Ataraxia: Unconditional Serenity

Unconditional serenity, to me, is not tranquility or calm. It’s the feeling of being swept along effortlessly in the currents of time. That’s how these paintings have arrived.

The stories that come to the observer are the ones that matter most to me. That’s why the brilliant Syilx storyteller Jasin Wellons is telling the stories of the images. In a process like this I really wouldn’t be the one who would know the story of the paintings.

But there is a story about the process that I do know:

The Time Zone Research Lab is an arts-based study of time and temporality. These drawings and paintings are part of my investigations.

Early November 2019, just a few weeks before the beginning of the Time Zone, and it was starting to snow in Toronto. A big old raccoon had died on the side of the road, very close to the sidewalk. Its body was still warm, the snow melted as it landed on the fur. I stood over it, unsure, should I move it…what should I do?  And I heard a very clear voice that said, “Take its eyes.” I thought about it, but I simply wasn’t prepared to do it. How? With what? What would I do with them? I didn’t understand it. But when I walked away, I felt this warm little entity come with me. Subtle; just a feeling. I was moved, but not concerned. I wondered if I should have taken the eyes, but I brushed it off. Obviously not.

The next day, I was teaching a theatrical storytelling game in a group, and my friend Ella Cooper and I were giving an example. It’s a game where a storyteller and silent actor influence each other, and follow each other’s clues to a story that surprises them both. Well…somehow we ended up at the edge of an imaginary pond and I was pulling on an imaginary rope and I pulled something out, and I held it up, and …Ella said, incredibly, “it’s a raccoon. It’s a purple raccoon.” The imaginary racoon grew to about six feet tall and I ended up embraced in its arms by the end of the story. It seemed like much more than a coincidence. 

Well, I learned a lot about raccoons after that! Practiced drawing them. Asked all kinds of people about them. Months later, when I began painting the images I’d been drawing for years I was delighted but not surprised that the raccoon appeared over and over again. 

About a year passed, and I was telling this story about the raccoon to the group at the Time Zone, during the morning of the fifty-first session.
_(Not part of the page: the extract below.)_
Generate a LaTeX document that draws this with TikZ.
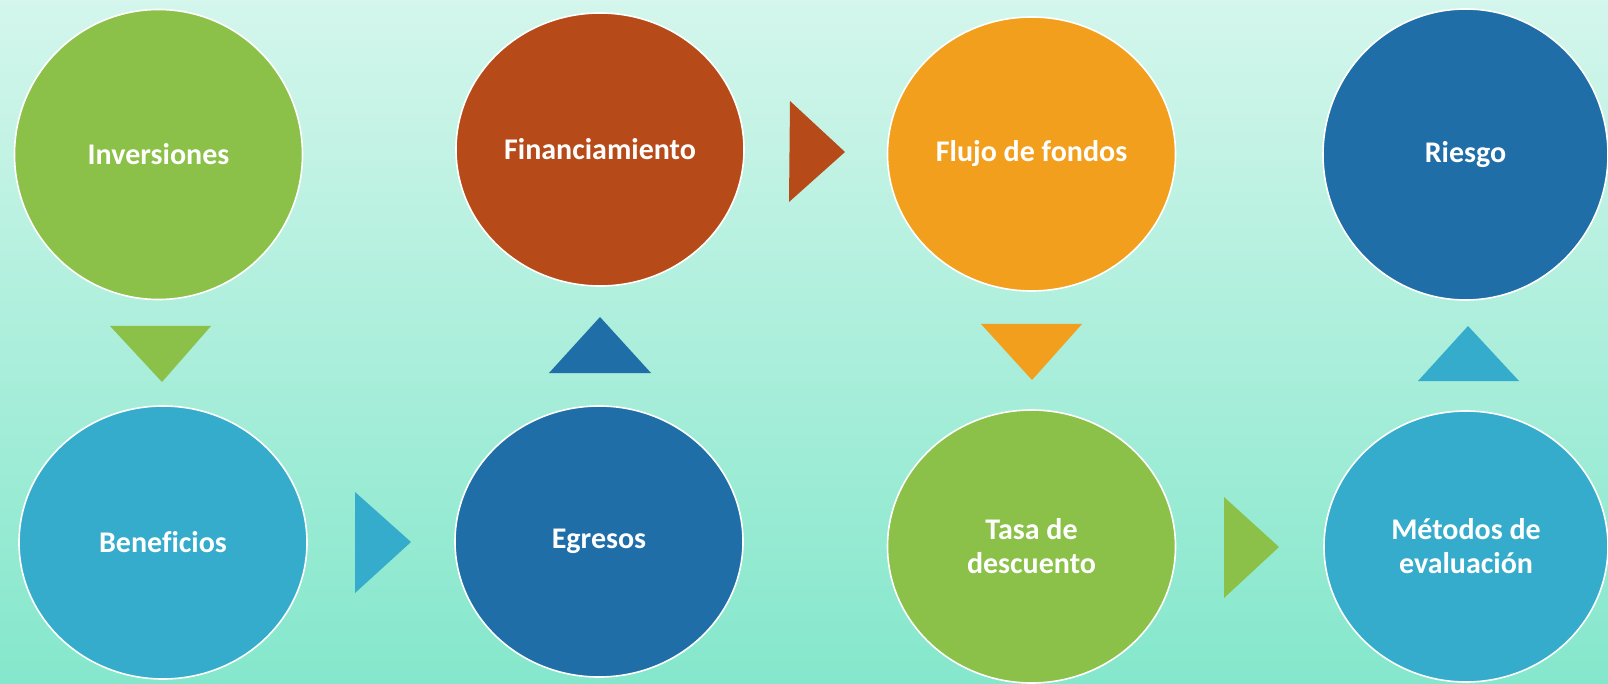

I asked Kai Northcott, do you know anything about the eyes of a raccoon? And Kai said, well I have done a number of workshops about using the whole animal, and the liquid in the eyes can be used as a paint fixative for natural pigments. 

“Take its eyes.” Everything paused for a moment. 

The raccoon is the guide, my guide, and the guide through the paintings. Each of these paintings is a world, and they contain worlds, and they make a world, and they belong to the world of the Time Zone, which itself is a world that belongs to a world. When the characters speak, they open a window to the world, and within themselves they contain memories, hopes, desires, regrets, and other intensities that themselves have generated worlds. Inner, outer, and endless fathoms, these are The World, which is impossible, and These Worlds which are alive. 

 

“As I understand it, the painter must be receptive to things at a stage prior to that when they display and impose their forms, before they have become objective and characteristic: at a stage when, emerging from the invisible-undifferentiated fount, they are in the process of taking form and coming into actuality.” 

Francois Jullien, The Great Image Has No Form

The pictures were painted directly through me, without preliminary drawings and with great power. I had no idea what the pictures would depict and still I worked quickly and surely without changing a single brush-stroke.